The Biden Administration’s efforts to address EJ issues were controversial with disputes ranging from already constructed projects being denied operating permits in Chicago, Louisiana’s so-far successful attack on EPA’s use of civil rights authorities, and whether and to what extent race and nonenvironmental impacts should affect environmental permitting.

The Trump Administration had been expected to curtail EPA’s focus on EJ. Under the banner of “Ending Radical and Wasteful Government DEI Programs and Preferencing,” an executive order declared that the “Biden Administration forced illegal and immoral discrimination programs, going by the name ‘diversity, equity, and inclusion’ (DEI) into virtually all aspects of the Federal Government.” This order directs agencies to “take immediate steps to end Federal implementation of unlawful and radical DEI ideology.”

The order directs federal agencies to, among other actions, terminate “to the maximum extent allowed by law” all DEI and EJ offices and positions. It also instructs agencies to tally past DEI and EJ expenses and to identify federal contractors and grantees who provided DEI work. While future efforts to rollback Biden era EJ initiatives are expected, the focus on EJ by many states is expected to continue.

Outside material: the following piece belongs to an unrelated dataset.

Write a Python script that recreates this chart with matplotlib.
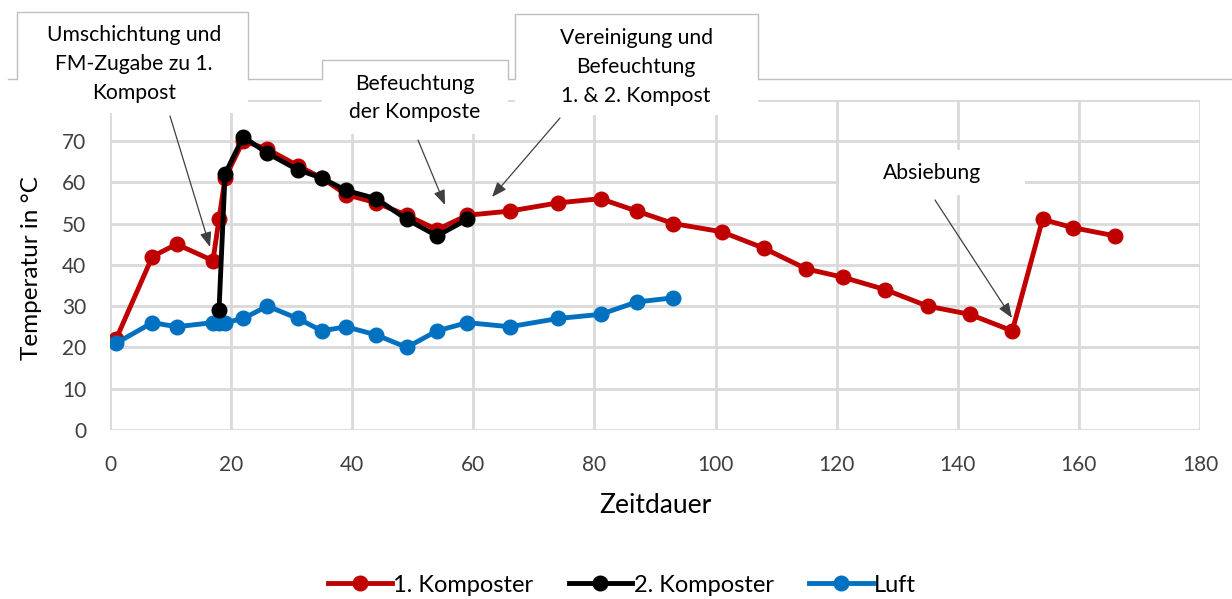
import matplotlib
matplotlib.use("Agg")
import matplotlib.pyplot as plt
from matplotlib.patches import Rectangle
from matplotlib.lines import Line2D

# ---------------- data ----------------
x_k1 = [1, 7, 11, 17, 18, 19, 22, 26, 31, 35, 39, 44, 49, 54, 59, 66, 74, 81, 87, 93,
        101, 108, 115, 121, 128, 135, 142, 149, 154, 159, 166]
y_k1 = [22, 42, 45, 41, 51, 61, 70, 68, 64, 61, 57, 55, 52, 48.5, 52, 53, 55, 56, 53, 50,
        48, 44, 39, 37, 34, 30, 28, 24, 51, 49, 47]

x_k2 = [18, 19, 22, 26, 31, 35, 39, 44, 49, 54, 59]
y_k2 = [29, 62, 71, 67, 63, 61, 58, 56, 51, 47, 51]

x_luft = [1, 7, 11, 17, 18, 19, 22, 26, 31, 35, 39, 44, 49, 54, 59, 66, 74, 81, 87, 93]
y_luft = [21, 26, 25, 26, 26, 26, 27, 30, 27, 24, 25, 23, 20, 24, 26, 25, 27, 28, 31, 32]

series_names = ["1. Komposter", "2. Komposter", "Luft"]
x_ticks = list(range(0, 181, 20))
y_ticks = list(range(0, 81, 10))
y_tick_labels = [str(v) for v in range(0, 71, 10)] + [""]

annotations = [
    "Umschichtung und\nFM-Zugabe zu 1.\nKompost",
    "Befeuchtung\nder Komposte",
    "Vereinigung und\nBefeuchtung\n1. & 2. Kompost",
    "Absiebung",
]

RED = "#C00000"
BLACK = "#000000"
BLUE = "#0070C0"
GRID = "#D9D9D9"
TXT = "#404040"

W, H = 1232, 599
fig = plt.figure(figsize=(W / 100, H / 100), dpi=100)
fig.patch.set_facecolor("white")

L, R, B, T = 110, 1200, 430, 99.6
ax = fig.add_axes([L / W, (H - B) / H, (R - L) / W, (B - T) / H])
ax.set_xlim(0, 180)
ax.set_ylim(0, 80)
ax.set_xticks(x_ticks)
ax.set_yticks(y_ticks)
ax.set_yticklabels(y_tick_labels)
ax.grid(True, color=GRID, linewidth=2, zorder=0)
for s in ax.spines.values():
    s.set_visible(False)
ax.tick_params(length=0, labelsize=15, labelcolor=TXT)
ax.tick_params(axis="x", pad=18)
ax.tick_params(axis="y", pad=17)
for lab in ax.get_xticklabels() + ax.get_yticklabels():
    lab.set_fontfamily("Lato")

lw, ms = 3.5, 10.5
ax.plot(x_k1, y_k1, color=RED, lw=lw, marker="o", ms=ms, zorder=3, label=series_names[0])
ax.plot(x_k2, y_k2, color=BLACK, lw=lw, marker="o", ms=ms, zorder=4, label=series_names[1])
ax.plot(x_luft, y_luft, color=BLUE, lw=lw, marker="o", ms=ms, zorder=3, label=series_names[2])

ax.set_ylabel("Temperatur in °C", fontsize=17.5, fontfamily="Lato", color="#000000")
ax.yaxis.set_label_coords(-0.062, 0.49)
ax.set_xlabel("Zeitdauer", fontsize=19, fontfamily="Lato", color="#000000")
ax.xaxis.set_label_coords(0.5, -0.19)

handles = [Line2D([0], [0], color=c, lw=lw, marker="o", ms=ms) for c in (RED, BLACK, BLUE)]
fig.legend(handles, series_names, loc="center", bbox_to_anchor=(622 / W, 1 - 585 / H),
           ncol=3, frameon=False, handlelength=2.7, handletextpad=0.05, columnspacing=1.5,
           prop={"family": "Lato", "size": 17})

# ---------------- overlay (pixel coordinates) ----------------
ov = fig.add_axes([0, 0, 1, 1])
ov.set_xlim(0, W)
ov.set_ylim(H, 0)
ov.axis("off")
ov.patch.set_alpha(0)

BORDER = "#BFBFBF"
ov.plot([8, W], [79, 79], color=BORDER, lw=1)
boxes = [(17, 12, 248, 113), (322, 60, 508, 134), (515, 14, 758, 115)]
for (x0, y0, x1, y1) in boxes:
    ov.add_patch(Rectangle((x0, y0), x1 - x0, y1 - y0, facecolor="white", edgecolor="none", zorder=2))
    ov.plot([x0, x0, x1, x1], [79, y0, y0, 79], color=BORDER, lw=1, zorder=3)
ov.add_patch(Rectangle((839, 150), 1025 - 839, 45, facecolor="white", edgecolor="none", zorder=2))

afont = dict(family="Lato", size=15.2, color="#000000", ha="center", va="center",
             linespacing=1.55, zorder=4)
ov.text(134, 64, annotations[0], **afont)
ov.text(415, 98, annotations[1], **afont)
ov.text(636, 67, annotations[2], **afont)
ov.text(932, 173, annotations[3], **afont)

arrows = [((170, 116), (210, 247)), ((418, 140), (445, 205)),
          ((560, 118), (492, 197)), ((935, 200), (1012, 318))]
for (p0, p1) in arrows:
    ov.annotate("", xy=p1, xytext=p0,
                arrowprops=dict(arrowstyle="-|>,head_length=0.9,head_width=0.35",
                                color="#404040", lw=0.9, shrinkA=0, shrinkB=0), zorder=5)

fig.savefig("out.png", dpi=100, facecolor="white")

California Water Infrastructure

Citing both ongoing wildfires in Southern California and also efforts conducted during the first Trump Administration, in a memorandum addressed to the Secretaries of the Interior and Commerce entitled “Putting People over Fish: Stopping Radical Environmentalism to Provide Water to Southern California,” the president directed the Secretaries of Commerce and Interior to study and report back in 90 days on ways “to route more water from the Sacramento-San Joaquin Delta to other parts of the state for use by the people there who desperately need a reliable water supply.”